The Jaina Idea of Biography:
It is amazing that historical scholars should have ever been inclined to doubt the existence of Mahavira. Jaina literature, particularly Jaina canonical literature, which is avowedly older than the classical Sanskrit literature and which vies in its antiquity with the oldest books of the northern Buddhists, is replete with the facts of Mahavira’s life. Jacobi is of the view that European scholars were confounded by the similarities between Buddhism and Jainism and between Buddha’s and Mahavira’s life and that they came to this conclusion due to their lack of study on the subject. The numerous names and appellations by which these two prophets were called Jina, Arhat, Mahavira, Sugatta, Sarvajna, Tathagata, Siddha, Buddha, Sambuddha, Parinivrtta, Mukta, etc., and the fact that both of them were given the same titles and epithets further confused historical scholars. But, Jacobi has stated, with the exception of Jina and perhaps Sramana, which were quite commonly used by both the sects, the Buddhists and the Jainas made a preferential selection of certain titles only. Thus, Buddha, Tathagata, Sugata and Sambuddha are common titles of Sakyamuni and are only occasionally used as epithets of Mahavira. On the other hand, Mahavira is often referred to in the Jaina Agama as Vardhamana, Because of the ‘increase that had taken place in the popularity of his parents ever since the moment he had been begotten’, still more often as Jnatrputra. The Buddhist texts refer to him as Nataputta, and it was not until quite late that Jacobi identified the term Nataputta to be a variation of Janatrputra. He is also called Vira, Ativira, Sanmati and by a host of other names in the later literature of the Jainas.
These names are clearly qualitative names, that is to say, they are meant to draw attention to certain qualities possessed by Mahavira; and they are all indicative of a distinct point of view which underlay the Jaina idea of biography. The Jaina viewpoint while writing a biography is not that of the usual historical biographer. The Jaina interest is not diffused over the whole range of the subject’s activities; it is all centered at one point, and that point is the attainment by his subject of salvation. The Jaina biographer writes about other things only in so far as they have to do with the attainment of his ultimate object. Interest would be spread over the whole wide field of activity when a biography like that of Rama or Krishna, is written with a view to help the codification of the principles of dharma. The Brahmanic view, which was based on a desire for success in the world as well as the next and which linked up, in the significant phrase of Sir S. Radha-Krishna, “the realm of desires with the prospective of the eternal’, thought in terms of the purusharth or human values- Dharma, artha, kama, and moksa- and considered the acquisition of wealth and the enjoyment of the present life as worthwhile as the ultimate attainment of the moksa. But to the Jaina there is no such thing as a real enjoyment of material things.

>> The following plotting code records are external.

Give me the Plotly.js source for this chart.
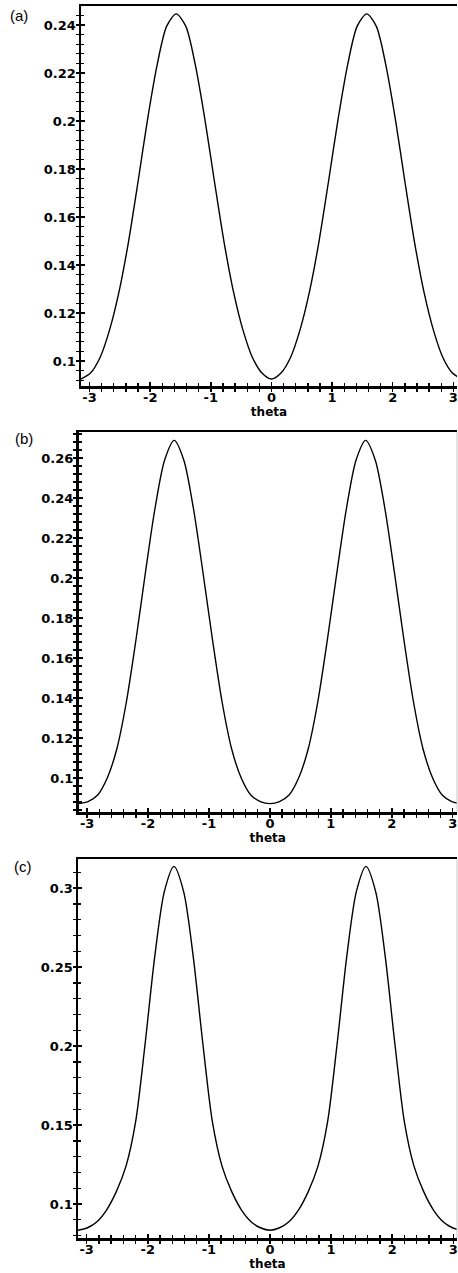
<!DOCTYPE html>
<html>
<head>
<meta charset="utf-8">
<script src="https://cdn.plot.ly/plotly-3.0.1.min.js"></script>
<style>
html,body{margin:0;padding:0;overflow:hidden;background:#fff;}
#chart{width:458px;height:1273px;}
</style>
</head>
<body>
<div id="chart"></div>
<script>
// ---- data ----
const theta = [-3.142, -2.985, -2.827, -2.670, -2.513, -2.356, -2.199, -2.042, -1.885, -1.728,
  -1.571, -1.414, -1.257, -1.100, -0.942, -0.785, -0.628, -0.471, -0.314, -0.157,
  0.000, 0.157, 0.314, 0.471, 0.628, 0.785, 0.942, 1.100, 1.257, 1.414,
  1.571, 1.728, 1.885, 2.042, 2.199, 2.356, 2.513, 2.670, 2.827, 2.985, 3.142];

const valuesA = [0.0925, 0.0950, 0.1015, 0.1130, 0.1290, 0.1500, 0.1750, 0.2010, 0.2235, 0.2395,
  0.2446, 0.2395, 0.2235, 0.2010, 0.1750, 0.1500, 0.1290, 0.1130, 0.1015, 0.0950,
  0.0925, 0.0950, 0.1015, 0.1130, 0.1290, 0.1500, 0.1750, 0.2010, 0.2235, 0.2395,
  0.2446, 0.2395, 0.2235, 0.2010, 0.1750, 0.1500, 0.1290, 0.1130, 0.1015, 0.0950, 0.0925];

const valuesB = [0.0872, 0.0882, 0.0915, 0.1000, 0.1145, 0.1380, 0.1690, 0.2030, 0.2350, 0.2590,
  0.2688, 0.2590, 0.2350, 0.2030, 0.1690, 0.1380, 0.1145, 0.1000, 0.0915, 0.0882,
  0.0872, 0.0882, 0.0915, 0.1000, 0.1145, 0.1380, 0.1690, 0.2030, 0.2350, 0.2590,
  0.2688, 0.2590, 0.2350, 0.2030, 0.1690, 0.1380, 0.1145, 0.1000, 0.0915, 0.0882, 0.0872];

const valuesC = [0.0834, 0.0850, 0.0890, 0.0965, 0.1080, 0.1240, 0.1520, 0.2020, 0.2570, 0.2980,
  0.3138, 0.2980, 0.2570, 0.2020, 0.1520, 0.1240, 0.1080, 0.0965, 0.0890, 0.0850,
  0.0834, 0.0850, 0.0890, 0.0965, 0.1080, 0.1240, 0.1520, 0.2020, 0.2570, 0.2980,
  0.3138, 0.2980, 0.2570, 0.2020, 0.1520, 0.1240, 0.1080, 0.0965, 0.0890, 0.0850, 0.0834];

const xTickVals = [-3, -2, -1, 0, 1, 2, 3];
const xTickText = ['-3', '-2', '-1', '0', '1', '2', '3'];
const panelLabels = ['(a)', '(b)', '(c)'];
const xTitle = 'theta';

// ---- layout geometry (pixels) ----
const W = 458, H = 1273;
const px = p => p / W;
const py = p => 1 - p / H;

const panels = [
  {vals: valuesA, xl: 81, xr: 457, yt: 6, yb: 386, xr1: 3.06, yr: [0.0896, 0.2479], tick0: 0.1, dtick: 0.02, minor: 0.004, lab: [19, 16], right: false},
  {vals: valuesB, xl: 78.5, xr: 457, yt: 432, yb: 812, xr1: 3.07, yr: [0.083, 0.273], tick0: 0.1, dtick: 0.02, minor: 0.004, lab: [24, 439], right: true},
  {vals: valuesC, xl: 78, xr: 457, yt: 859, yb: 1238, xr1: 3.06, yr: [0.0785, 0.3185], tick0: 0.1, dtick: 0.05, minor: 0.01, lab: [23, 866], right: true}
];

const tickFont = {family: 'DejaVu Sans', size: 13, weight: 'bold', color: '#000'};
const traces = [];
const layout = {
  width: W, height: H,
  margin: {l: 0, r: 0, t: 0, b: 0, pad: 0},
  paper_bgcolor: '#fff', plot_bgcolor: '#fff',
  showlegend: false,
  annotations: [], shapes: []
};

panels.forEach((p, i) => {
  const n = i + 1, m = i + 4;
  const xs = n === 1 ? '' : String(n);
  traces.push({
    x: theta, y: p.vals, type: 'scatter', mode: 'lines',
    line: {color: '#000', width: 1.4, shape: 'spline', smoothing: 0.8},
    xaxis: 'x' + xs, yaxis: 'y' + xs, hoverinfo: 'skip'
  });
  traces.push({x: [], y: [], type: 'scatter', mode: 'lines', xaxis: 'x' + m, yaxis: 'y' + m, hoverinfo: 'skip'});

  const xrange = [-Math.PI, p.xr1];
  const xdom = [px(p.xl), px(p.xr)];
  const ydom = [py(p.yb), py(p.yt)];

  layout['xaxis' + xs] = {
    domain: xdom, range: xrange, anchor: 'y' + xs,
    showline: true, linecolor: '#000', linewidth: 2.5, mirror: true,
    showgrid: false, zeroline: false,
    tickmode: 'array', tickvals: xTickVals, ticktext: xTickText,
    ticks: 'outside', ticklen: 3, tickwidth: 1.5, tickcolor: '#000',
    minor: {tickmode: 'linear', tick0: 0, dtick: 0.2, ticks: 'outside', ticklen: 3, tickwidth: 1.3, tickcolor: '#000', showgrid: false},
    tickfont: tickFont, ticklabeloverflow: 'allow', ticklabelstandoff: -5,
    title: {text: xTitle, font: {family: 'DejaVu Sans', size: 12, weight: 'bold', color: '#000'}, standoff: 1}
  };
  layout['yaxis' + xs] = {
    domain: ydom, range: p.yr, anchor: 'x' + xs,
    showline: true, linecolor: '#000', linewidth: 2.5,
    showgrid: false, zeroline: false,
    tickmode: 'linear', tick0: p.tick0, dtick: p.dtick,
    ticks: 'outside', ticklen: 3, tickwidth: 1.5, tickcolor: '#000',
    minor: {tickmode: 'linear', tick0: p.tick0, dtick: p.minor, ticks: 'outside', ticklen: 3, tickwidth: 1.3, tickcolor: '#000', showgrid: false},
    tickfont: tickFont, ticklabelstandoff: -3
  };
  // overlay axes give the ticks their inner half
  layout['xaxis' + m] = {
    overlaying: 'x' + xs, anchor: 'y' + m, range: xrange,
    showline: false, showgrid: false, zeroline: false, showticklabels: false,
    tickmode: 'array', tickvals: xTickVals,
    ticks: 'inside', ticklen: 4, tickwidth: 1.5, tickcolor: '#000',
    minor: {tickmode: 'linear', tick0: 0, dtick: 0.2, ticks: 'inside', ticklen: 3, tickwidth: 1.3, tickcolor: '#000', showgrid: false}
  };
  layout['yaxis' + m] = {
    overlaying: 'y' + xs, anchor: 'x' + m, range: p.yr,
    showline: false, showgrid: false, zeroline: false, showticklabels: false,
    tickmode: 'linear', tick0: p.tick0, dtick: p.dtick,
    ticks: 'inside', ticklen: 4, tickwidth: 1.5, tickcolor: '#000',
    minor: {tickmode: 'linear', tick0: p.tick0, dtick: p.minor, ticks: 'inside', ticklen: 3, tickwidth: 1.3, tickcolor: '#000', showgrid: false}
  };

  layout.annotations.push({
    text: panelLabels[i], xref: 'paper', yref: 'paper',
    x: px(p.lab[0]), y: py(p.lab[1]), xanchor: 'center', yanchor: 'middle',
    showarrow: false, font: {family: 'Liberation Sans', size: 15, color: '#000'}
  });
  if (p.right) {
    layout.shapes.push({
      type: 'line', xref: 'x' + xs + ' domain', yref: 'y' + xs + ' domain',
      x0: 1, x1: 1, y0: 0, y1: 1, line: {color: '#c8c8c8', width: 1}
    });
  }
});

Plotly.newPlot('chart', traces, layout, {staticPlot: true, displayModeBar: false});
</script>
</body>
</html>
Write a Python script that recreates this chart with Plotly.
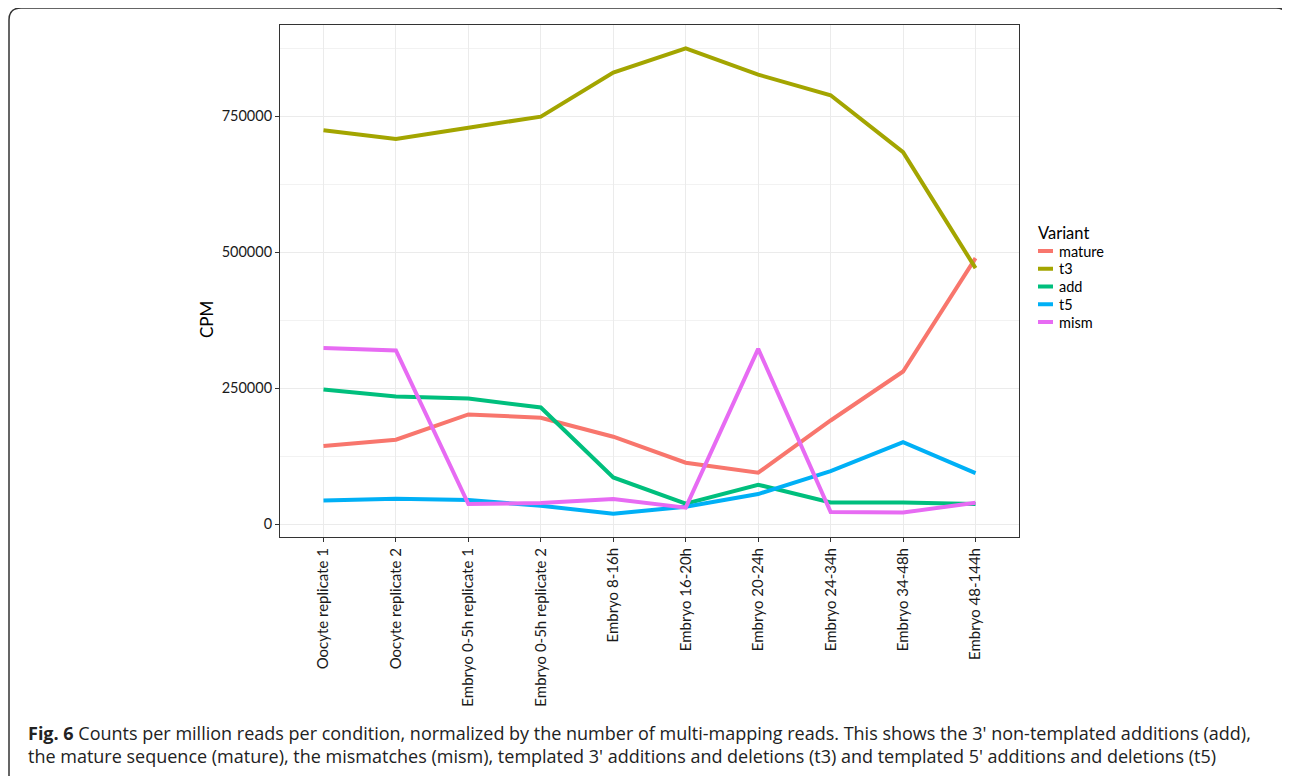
import plotly.graph_objects as go

categories = ["Oocyte replicate 1", "Oocyte replicate 2", "Embryo 0-5h replicate 1",
              "Embryo 0-5h replicate 2", "Embryo 8-16h", "Embryo 16-20h", "Embryo 20-24h",
              "Embryo 24-34h", "Embryo 34-48h", "Embryo 48-144h"]

mature = [143400, 155000, 201500, 195400, 160500, 112700, 94300, 190400, 280500, 489000]
t3 = [724300, 708300, 729000, 749300, 830200, 875000, 826500, 788600, 683800, 470600]
add = [247400, 234600, 230900, 214300, 85700, 37300, 72200, 39700, 39700, 36800]
t5 = [43400, 46500, 44100, 33600, 18900, 31800, 55100, 97400, 150700, 93700]
mism = [323500, 319100, 36800, 38600, 46000, 30000, 322200, 22000, 21000, 39200]

series_names = ["mature", "t3", "add", "t5", "mism"]
series_values = [mature, t3, add, t5, mism]
colors = ["#F8766D", "#A3A500", "#00BF7D", "#00B0F6", "#E76BF3"]

y_ticks = [0, 250000, 500000, 750000]

# page body adds an 8px offset; work in screen pixels and convert
OFF = 8
W, H = 1290 - OFF, 776 - OFF
SL, SR, ST, SB = 280, 1019, 25, 537  # plot area in screen pixels
L, R, T, B = SL - OFF, SR - OFF, ST - OFF, SB - OFF


def px(x):
    return (x - SL) / (SR - SL)


def py(y):
    return (SB - y) / (SB - ST)


fig = go.Figure()
xs = list(range(len(categories)))
for name, vals, col in zip(series_names, series_values, colors):
    fig.add_trace(go.Scatter(x=xs, y=vals, mode="lines", name=name,
                             line=dict(color=col, width=4), showlegend=False))

all_vals = [v for s in series_values for v in s]
vmin, vmax = min(all_vals), max(all_vals)
pad = (vmax - vmin) * 0.05

font = "Lato, 'Open Sans', sans-serif"

fig.update_layout(
    width=W, height=H,
    margin=dict(l=L, r=W - R, t=T, b=H - B),
    paper_bgcolor="white", plot_bgcolor="white",
    font=dict(family=font, color="#1a1a1a"),
    showlegend=False,
    xaxis=dict(
        tickmode="array", tickvals=xs, ticktext=categories, tickangle=-90,
        range=[-0.6, len(categories) - 1 + 0.6],
        showgrid=True, gridcolor="#ebebeb", gridwidth=1,
        zeroline=False, showline=True, linecolor="#333333", linewidth=1, mirror=True,
        ticks="outside", ticklen=4, tickcolor="#333333",
        tickfont=dict(size=15, color="#1a1a1a"),
    ),
    yaxis=dict(
        tickmode="array", tickvals=y_ticks, ticktext=[str(v) for v in y_ticks],
        range=[vmin - pad, vmax + pad],
        showgrid=True, gridcolor="#ebebeb", gridwidth=1,
        minor=dict(tickvals=[125000, 375000, 625000, 875000], showgrid=True,
                   gridcolor="#f2f2f2", gridwidth=1),
        zeroline=False, showline=True, linecolor="#333333", linewidth=1, mirror=True,
        ticks="outside", ticklen=4, tickcolor="#333333",
        tickfont=dict(size=14.5, color="#1a1a1a"),
    ),
)

# legend (ggplot-style, compact)
fig.add_annotation(text="Variant", x=px(1036), y=py(233), xref="paper", yref="paper",
                   showarrow=False, xanchor="left", yanchor="middle",
                   font=dict(size=16.5, color="black"))
leg_y0, leg_dy = 251, 17.75
for i, (name, col) in enumerate(zip(series_names, colors)):
    yy = leg_y0 + i * leg_dy
    fig.add_shape(type="line", xref="paper", yref="paper",
                  x0=px(1038), x1=px(1053), y0=py(yy), y1=py(yy),
                  line=dict(color=col, width=4))
    fig.add_annotation(text=name, x=px(1057), y=py(yy), xref="paper", yref="paper",
                       showarrow=False, xanchor="left", yanchor="middle",
                       font=dict(size=14.5, color="black"))

# y-axis title
fig.add_annotation(text="CPM", x=px(206), y=py(320), xref="paper", yref="paper",
                   textangle=-90, showarrow=False, font=dict(size=17, color="black"),
                   xanchor="center", yanchor="middle")

# caption
caption = ("<b>Fig. 6</b> Counts per million reads per condition, normalized by the number of "
           "multi-mapping reads. This shows the 3' non-templated additions (add),<br>"
           "the mature sequence (mature), the mismatches (mism), templated 3' additions and "
           "deletions (t3) and templated 5' additions and deletions (t5)")
fig.add_annotation(text=caption, x=px(26), y=py(744), xref="paper", yref="paper",
                   showarrow=False, align="left", xanchor="left", yanchor="middle",
                   font=dict(size=18, color="#222222", family="'Open Sans', sans-serif"))

# rounded outer frame
r = 12
x0, x1, y0, y1 = 9, 1288, 8, 790
path = (f"M {px(x0)},{py(y1)} L {px(x0)},{py(y0 + r)} "
        f"Q {px(x0)},{py(y0)} {px(x0 + r)},{py(y0)} "
        f"L {px(x1 - r)},{py(y0)} Q {px(x1)},{py(y0)} {px(x1)},{py(y0 + r)} "
        f"L {px(x1)},{py(y1)}")
fig.add_shape(type="path", path=path, xref="paper", yref="paper",
              line=dict(color="#333333", width=1.5))

fig.write_html("out.html")
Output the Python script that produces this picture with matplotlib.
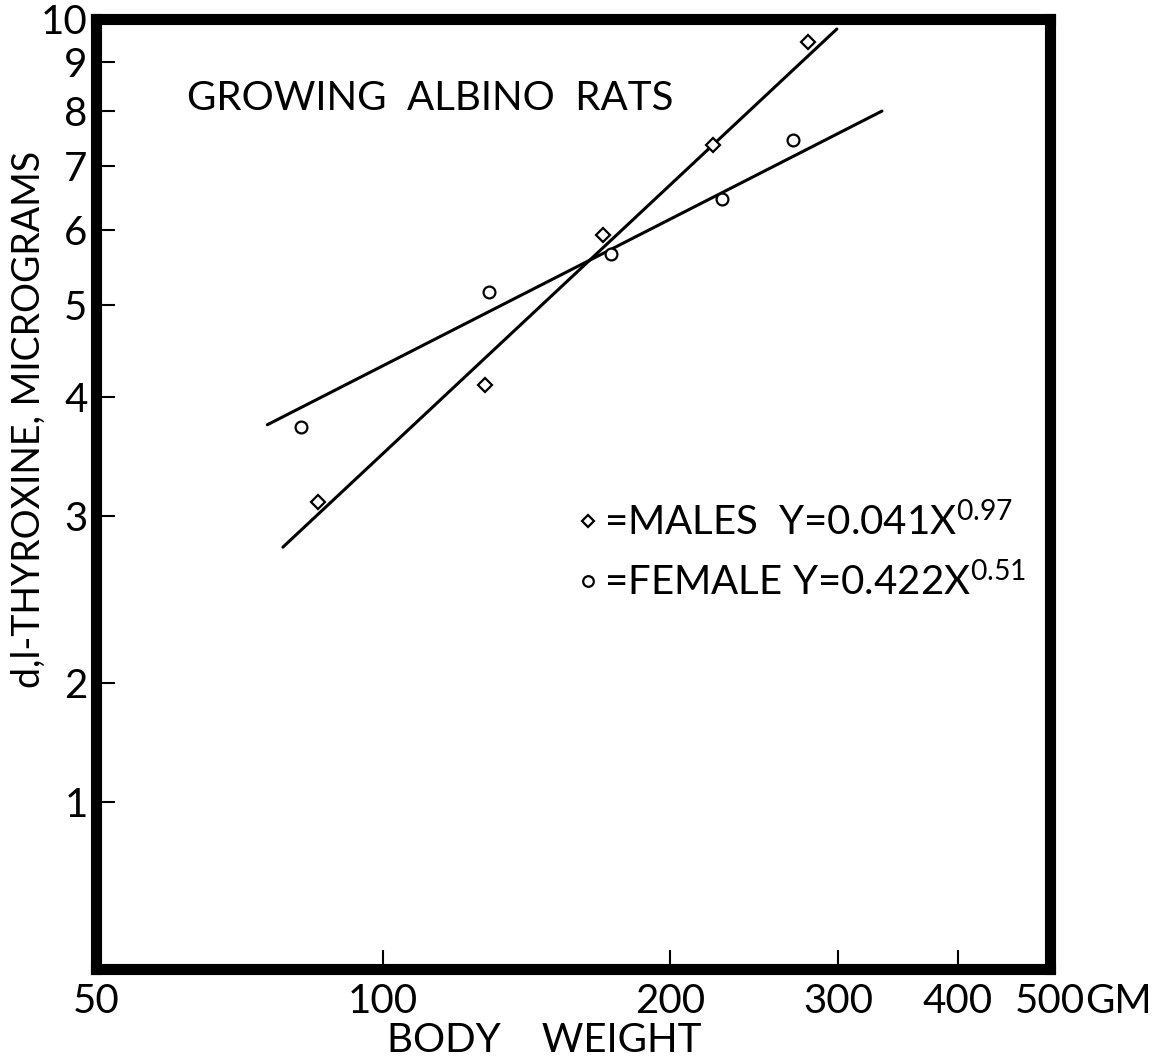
import matplotlib
matplotlib.use("Agg")
import matplotlib.pyplot as plt
from matplotlib.ticker import FixedLocator, FixedFormatter, NullLocator

# body weight (gm) and d,l-thyroxine (micrograms)
male_weight = [85.5, 127.9, 170.0, 221.7, 278.9]
male_thyroxine = [3.10, 4.12, 5.92, 7.37, 9.46]
female_weight = [82.0, 129.1, 173.3, 226.6, 268.9]
female_thyroxine = [3.72, 5.16, 5.66, 6.46, 7.46]

# ends of the two fitted lines as drawn
male_fit_weight = [78.5, 298.9]
male_fit_thyroxine = [2.78, 9.76]
female_fit_weight = [75.6, 333.3]
female_fit_thyroxine = [3.74, 8.00]

x_ticks = [50, 100, 200, 300, 400, 500]
x_tick_labels = ["50", "100", "200", "300", "400", "500"]
# the original puts its "1" tick halfway between 1 and 2
y_ticks = [1.5, 2, 3, 4, 5, 6, 7, 8, 9, 10]
y_tick_labels = ["1", "2", "3", "4", "5", "6", "7", "8", "9", "10"]

plt.rcParams['font.family'] = ['Lato', 'DejaVu Sans']
plt.rcParams['mathtext.fontset'] = 'custom'
plt.rcParams['mathtext.rm'] = 'Lato'
plt.rcParams['mathtext.it'] = 'Lato'
plt.rcParams['mathtext.bf'] = 'Lato'

fig = plt.figure(figsize=(11.57, 10.62), dpi=100)
ax = fig.add_axes([96 / 1157, 93 / 1062, 954 / 1157, 950 / 1062])
ax.set_xscale('log')
ax.set_yscale('log')
ax.set_xlim(50, 500)
ax.set_ylim(1, 10)

ax.plot(male_fit_weight, male_fit_thyroxine, color='black', lw=2.2,
        solid_capstyle='round')
ax.plot(female_fit_weight, female_fit_thyroxine, color='black', lw=2.2,
        solid_capstyle='round')
ax.plot(male_weight, male_thyroxine, ls='none', marker='D', ms=7,
        mfc='white', mec='black', mew=1.6, label="=MALES  Y=0.041X$^{0.97}$")
ax.plot(female_weight, female_thyroxine, ls='none', marker='o', ms=8.5,
        mfc='white', mec='black', mew=1.6, label="=FEMALE Y=0.422X$^{0.51}$")

for side in ax.spines.values():
    side.set_linewidth(8)
    side.set_color('black')

ax.xaxis.set_major_locator(FixedLocator(x_ticks))
ax.xaxis.set_major_formatter(FixedFormatter(x_tick_labels))
ax.yaxis.set_major_locator(FixedLocator(y_ticks))
ax.yaxis.set_major_formatter(FixedFormatter(y_tick_labels))
ax.xaxis.set_minor_locator(NullLocator())
ax.yaxis.set_minor_locator(NullLocator())
ax.tick_params(axis='both', direction='in', length=14, width=1.5,
               labelsize=29, color='black')
ax.tick_params(axis='x', pad=10)
ax.tick_params(axis='y', pad=6)

ax.text(0.35, 0.916, "GROWING  ALBINO  RATS", transform=ax.transAxes,
        ha='center', va='center', fontsize=29)

ax.legend(loc='upper left', bbox_to_anchor=(0.507, 0.492), frameon=False,
          fontsize=29, handlelength=0.4, handletextpad=0.2, borderpad=0,
          borderaxespad=0, labelspacing=0.5, markerscale=0.9)

ax.set_xlabel("BODY    WEIGHT", fontsize=29)
ax.xaxis.set_label_coords(0.47, -0.056)
ax.set_ylabel("d,l-THYROXINE, MICROGRAMS", fontsize=27)
ax.yaxis.set_label_coords(-0.052, 0.578)

# the "GM" unit that follows the 500 label
lab500 = ax.get_xticklabels()[-1]
ax.annotate("GM", xy=(1, 0.5), xycoords=lab500, ha='left', va='center',
            fontsize=29)

fig.savefig("out.png", dpi=100)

The Jaina siddhanta is based upon the presupposition that the whole universe can be classified into one or other of the two everlasting, uncreated, coexisting but independent categories, the jiva and the ajiva; and the Jaina metaphysics proceeds on the assumption that the Jiva (which corresponds in general to the atman of the other schools of Indian thought) not only exists but that it also acts and is acted upon. The intrinsic nature of the Jiva is one of perfection and is characterized by infinite intelligence (anantgyan), infinite perception (anantdarshan), infinite peace (anantsukh), and infinite power (anantveeriya). During the period of the union, however, of the Jiva with matter which constitutes samsara, the characteristic features of the Jiva’s qualities are obscured, although not destroyed, and “the exterior semblance of the Jiva belies its innate glory’; and from this obscuration it becomes the duty of each individual soul to free itself. Man’s personality in this view consists of two elements, the spiritual and the material; and according to Jainism, the object of life is so to subdue the latter as to completely sake off its malignant influence and thereby enable the Jiva to all its inherent excellencies in their fullness. A man’s action in life may be of two kinds, that which maintains, or even strengthens, the bond of union between Jiva and the matter, and thus-whether it brings pleasure or pain to the doer-effectually keeps the Jiva in a state of bondage, and that which tends to cut asunder the union between Jiva and matter and thus helps the Jiva to attain its freedom and ultimately perfection. The first kind of action, and its is just this action which is germane to what we call worldly achievements, is from a spiritual point of view undeserving of very much attention; and so the Jaina biographer, whose main interest is centered on the attainment of the ultimate, has been on the whole inclined to omit it from his analysis. It is only the spiritual activity of the individual about which he has written.
Mahavira’s Biographies:
Thus, there is no dearth of biographical material for Mahavira, who holds the honored position of being the twenty-fourth and last in the galaxy of Tirthankaras of the present age and who is also the ruling personality of the present patriarchate; but this material is primarily and essentially concerned with the details of the spiritual activities of Mahavira. Of the purely material side of his life, the details provided are not many and not sufficiently lucid or specific.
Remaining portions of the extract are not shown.